Abstract
Topic models have been widely used by researchers across disciplines to automatically analyze large textual data. However, they often fail to automate content analysis, because the algorithms cannot accurately classify individual sentences into pre-defined topics. Aiming to make topic classification more theoretically grounded and content analysis in general more topic-specific, we have developed Seeded Sequential Latent Dirichlet allocation (LDA), extending the existing LDA algorithm, and implementing it in a widely accessible open-source package. Taking a large corpus of speeches delivered by delegates at the United Nations General Assembly as an example, we explain how our algorithm differs from the original algorithm; why it can classify sentences more accurately; how it accepts pre-defined topics in deductive or semi-deductive analysis; how such
Keywords
Introduction
Researchers from various fields of social science have extensively used topic models to analyze vast amounts of textual data because their algorithms can automatically group documents with a similar content and provide a summary of the corpus with topic words.
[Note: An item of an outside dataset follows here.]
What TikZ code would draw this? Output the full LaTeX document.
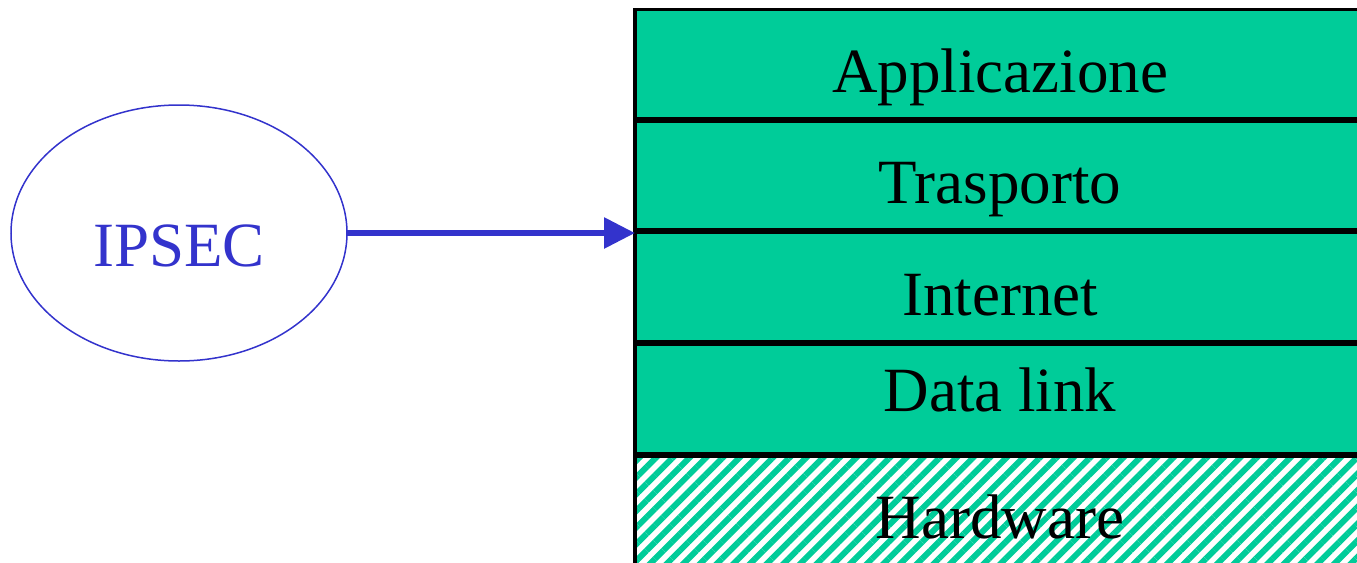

Even though existing algorithms recognize topics only as clusters of words, they can produce meaningful results because co-occurrences of words tend to reflect their semantic relationships. Among several topic models, Latent Dirichlet allocation (LDA) (Blei et al., 2003) has been arguably the most popular algorithm in social science research (Grimmer & Stewart, 2013). For example, scholars have employed it to analyze thinktank reports on climate change (Boussalis & Coan, 2016), central bank committees transcripts (Baerg & Lowe, 2018), international news about political violence (Mueller & Rauh, 2018), and patents on robotics (Savin et al., 2022).
LDA is typically applied to a corpus of documents in order to either identify known topics based on a theoretical framework (deductive approach) or to discover unknown topics in order to improve such frameworks (inductive approach). However, researchers often find it difficult to interpret and accept topics identified by the algorithm, because these topics only loosely match the theoretical concepts (Eshima et al., 2020). A common solution to this problem is to manually map topics to the target concepts after fitting a model (ex-post mapping), but another, and better, solution is to “teach” the algorithm the target concepts through seed words before fitting a model (ex-ante mapping). Such a semi-supervised approach is enabled by Seeded LDA (Jagarlamudi et al., 2012; Lu et al., 2011), but only a few researchers have to date applied the model in applied research (e.g., Curini & Vignoli, 2021).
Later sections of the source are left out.